A change as significant as the Industrial Revolution required agility from people as they encountered the new social structures, technologies, and realities of an industrialized economy. Problem solving was urgently needed to overcome the worker exploitation that accompanied the move toward factory labor. By the late 1800s, rapid expansion of manufacturing and the race to increase profits endangered the lives and health of millions of workers. Not only that, but a lack of safety regulations in industries like meatpacking created the potential for unsafe products that endangered consumers.
In response to these issues, workers formed labor unions to fight for their rights. Union members used tactics like staging strikes to try to secure higher wages and better working conditions. They were challenged by industrialists like Henry Ford, who actively opposed union membership among his employees, or Henry Clay Frick, who hired armed guards to violently break up a steelworkers’ strike in Homestead, Pennsylvania, in the 1890s. After decades of struggle, the National Labor Relations Act was passed in 1935, ensuring that employers could not legally interfere with labor unions (National Labor Relations Board, n.d.).

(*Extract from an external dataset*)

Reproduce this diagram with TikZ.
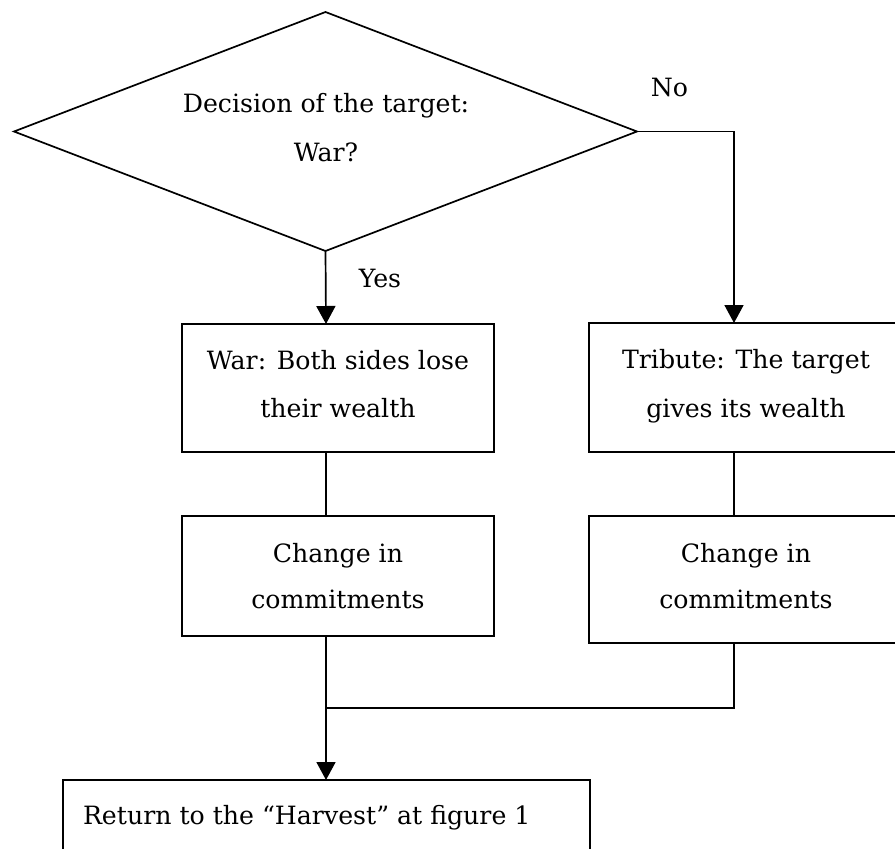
\documentclass[tikz,border=0pt]{standalone}
\usepackage{fontspec}
\setmainfont{DejaVu Serif}
\usetikzlibrary{shapes.geometric,arrows.meta}
\begin{document}
\begin{tikzpicture}[x=1pt,y=-1pt,
  line width=1.7pt,
  every node/.style={inner sep=0pt,outer sep=0pt},
  txt/.style={font=\fontsize{25.2}{30}\selectfont,anchor=base},
  flow/.style={-{Triangle[width=19pt,length=18pt]}}]
  % page area
  \fill[white] (0,0) rectangle (895,849);
  \useasboundingbox (0,0) rectangle (895,849);
  \clip (0,0) rectangle (895,849);

  % columns that the vertical connectors follow
  \coordinate (colL) at (326,0);
  \coordinate (colR) at (734,0);

  % decision
  \node[draw,diamond,minimum width=623pt,minimum height=239pt] (dec) at (325.5,131.5) {};
  \node[txt] (dec1) at (326,112) {Decision of the target:};
  \node[txt] (dec2) at (326,161) {War?};

  % branch labels
  \node[txt] (no) at (669.5,96) {No};
  \node[txt] (yes) at (380,287) {Yes};

  % outcome boxes
  \node[draw,minimum width=312pt,minimum height=128pt] (war) at (338,388) {};
  \node[txt] (war1) at (338,369) {War: Both sides lose};
  \node[txt] (war2) at (338,417) {their wealth};

  \node[draw,minimum width=312pt,minimum height=129pt] (trib) at (745,387.5) {};
  \node[txt] (trib1) at (746,368) {Tribute: The target};
  \node[txt] (trib2) at (746,417) {gives its wealth};

  % commitment boxes
  \node[draw,minimum width=312pt,minimum height=120pt] (chgL) at (338,576) {};
  \node[txt] (chgL1) at (338,562) {Change in};
  \node[txt] (chgL2) at (338,608) {commitments};

  \node[draw,minimum width=312pt,minimum height=127pt] (chgR) at (745,579.5) {};
  \node[txt] (chgR1) at (746,562) {Change in};
  \node[txt] (chgR2) at (746,608) {commitments};

  % return box
  \node[draw,minimum width=527pt,minimum height=120pt] (ret) at (326.5,840) {};
  \node[txt,anchor=base west] (ret1) at (83,824) {Return to the “Harvest” at figure 1};

  % connectors
  \draw[flow] (dec.south) -- (war.north -| colL);
  \draw[flow] (dec.east) -| (trib.north -| colR);
  \draw (war.south -| colL) -- (chgL.north -| colL);
  \draw (trib.south -| colR) -- (chgR.north -| colR);
  \coordinate (join) at (326,708);
  \draw[flow] (chgL.south -| colL) -- (ret.north -| colL);
  \draw (chgR.south -| colR) |- (join);
\end{tikzpicture}
\end{document}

How did people cope with the changes brought by the Industrial Revolution and the factory age? Often, they simply moved. As demand for workers in central industrial areas grew, many left farms for manufacturing jobs in cities or growing factory towns. Those who were able to move, find new work, and adapt to living in new places had the chance to raise their standard of living. In the process, they had to learn new skills, often on the job.
One large-scale movement of people during the U.S. Industrial Revolution was the Great Migration. In the early 20th century, millions of African Americans moved from the Jim Crow South to cities and manufacturing centers in the Northeast and Midwest. The availability of economic opportunity and more accessible railroad transportation offered them an escape from racism and systemic disadvantage.
Madam C.J. Walker (1867–1919) is an example of someone who, through vision and agility, harnessed the changing nature of life during the Industrial Revolution. She was a self-made millionaire at a time when African American women were severely limited in career opportunities by racist and sexist economic structures.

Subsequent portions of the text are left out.